Colorado, Oregon and Washington are all rolling out ballot measures that could legalize the use of marijuana, be it for medical or recreational purposes. Rolling Stone writer Julian Brookes has written a cogent piece on what the likely consequences will be. Will wins in any of the states be enough of a tipping point to enable politicians to discuss federal legalization without committing career suicide? I wouldn’t count on it:

But don’t expect too much there. Last year, Reps. Barney Frank and Ron Paul introduced the first-ever federal legalization bill. It’s not going anywhere anytime soon; another Frank bill, the Medical Marijuana Patient Protection Act, which would leave enforcement of medical pot to the states, has been kicking around the Hill since 1997, but has never made it to a vote. “Congress is several years behind the general public on this,” says Rep. Jared Polis, a Colorado Democrat and a co-sponsor of both bills. But even congress is starting to come around. When he first came to Washington, in 2009, there were only “a handful” of lawmakers prepared to stand up for more liberal drug laws, says Polis. Today, most Democrats are on board.

Read more at Rolling Stone.

12 Comments on "Three States to Vote on Marijuana Legalization: What Happens Then?"

  1. i don’t think you know what cogent means.

    • pertinent might have been a better choice
      but he used cogent to see if you were stoned

      • pertinent and cogent do not apply to the article in any way. the article author does not know what he is talking about.

        • in a post-information society
          it is unreasonable to expect
          the writer to be knowledgeable
          and even more unreasonable to expect
          something cogent or pertinent in the mass media
          especially if they put the word Disinfo
          right out front for anyone to see

          this article is specifically design
          to generate typing
          nothing more

        • When can we expect to see the accurate article on the subject, which you have authored?

          • the 9th and 10th amendment are clear. i determine my rights. i have the  right to intake a plant with no lethal dosage, and i have the right to do it as i see fit. Especially, when i do not harm others in the process. (don’t need a full article those 4 sentences do it.)

          • While I may agree with you (or maybe not), there are armed men with a penchant for violence who definitely do not.

            Do you have a plan to simply kill all of them preemptively or do you have a more fully developed argument which will certainly change their minds on the subject?

            Without either of the above, you’ll have to rely on State Legalization and hope for Federal forbearance until decriminalization can take place on National level.

          • if they want a court battle.
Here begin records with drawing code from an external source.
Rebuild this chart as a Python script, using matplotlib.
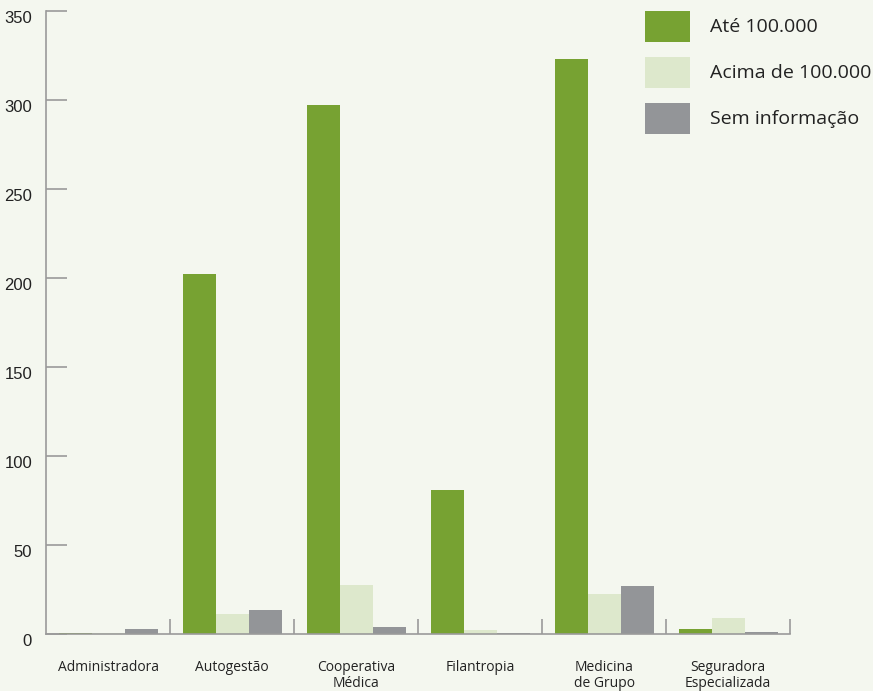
import matplotlib.pyplot as plt
from matplotlib.patches import Rectangle
import numpy as np

categories = ['Administradora', 'Autogestão', 'Cooperativa\nMédica', 'Filantropia',
              'Medicina\nde Grupo', 'Seguradora\nEspecializada']
ate_100k = [0.5, 202, 297, 81, 323, 3]
acima_100k = [0.5, 11, 27.5, 2, 22.5, 9]
sem_info = [3, 13.5, 4, 0.8, 27, 1]
labels = ['Até 100.000', 'Acima de 100.000', 'Sem informação']
colors = ['#77a232', '#dde8cc', '#939598']

bg = '#f4f7ef'
W, H = 873, 691
fig = plt.figure(figsize=(W / 100, H / 100), dpi=100, facecolor=bg)
ax = fig.add_axes([46 / W, 1 - 634 / H, (790 - 46) / W, (634 - 11) / H], facecolor=bg)

x = np.arange(len(categories))
bw = 33 / 124
series = [ate_100k, acima_100k, sem_info]
for i, vals in enumerate(series):
    ax.bar(x + 0.5 + (i - 1) * bw, vals, width=bw, color=colors[i], label=labels[i], zorder=2)

ax.set_xlim(0, len(categories))
ax.set_ylim(0, 350)

axis_col = '#9a9a9a'
for s in ['top', 'right']:
    ax.spines[s].set_visible(False)
for s in ['left', 'bottom']:
    ax.spines[s].set_color(axis_col)
    ax.spines[s].set_linewidth(1.2)

# y ticks point inward, labels sit a little below the tick
ax.set_yticks(np.arange(0, 351, 50))
ax.tick_params(axis='y', direction='in', length=15, width=1.2, color=axis_col,
               labelsize=12, pad=10)
for t in ax.get_yticklabels():
    t.set_fontfamily('Liberation Sans')
    t.set_color('#222222')
    t.set_verticalalignment('top')

# group separators on the x axis, category names drawn as text
ax.set_xticks(np.arange(1, len(categories) + 1))
ax.set_xticklabels([])
ax.tick_params(axis='x', direction='in', length=11, width=1.2, color=axis_col)
for i, c in enumerate(categories):
    ax.text(i + 0.5, -0.042, c, transform=ax.get_xaxis_transform(), ha='center', va='top',
            fontsize=10, family='Open Sans', color='#222222', linespacing=1.1)

# legend drawn by hand: big swatches on the top right
for i, (lab, col) in enumerate(zip(labels, colors)):
    top = 11 + i * 46
    fig.add_artist(Rectangle((645 / W, 1 - (top + 31) / H), 45 / W, 31 / H,
                             transform=fig.transFigure, facecolor=col, edgecolor='none'))
    fig.text(710 / W, 1 - (top + 15.5) / H, lab, ha='left', va='center',
             family='Open Sans', fontsize=14, color='#222222')

fig.savefig('out.png', dpi=100, facecolor=bg)
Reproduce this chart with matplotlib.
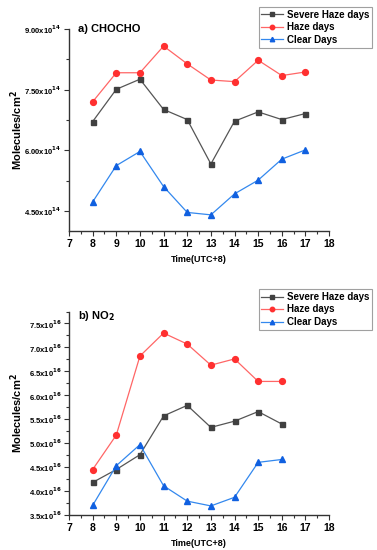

I’m not hiding just currently out of pot. their penchant for violence is further proof of the incorrectness of their actions. the idea of placing hope on the actions of charlatans is laughable. our govts do not have the right to legislate my rights. the govt does not determine our rights. the constitution is the foundation, as a contract to facilitate our self determined rights. why would i rely on those that already violate that contract?

          • Plan A then.

            Good Luck.

          • But you’re hurting the “cultural cohesion”, and that just hurts the hearts of conservatives eeeverywhere.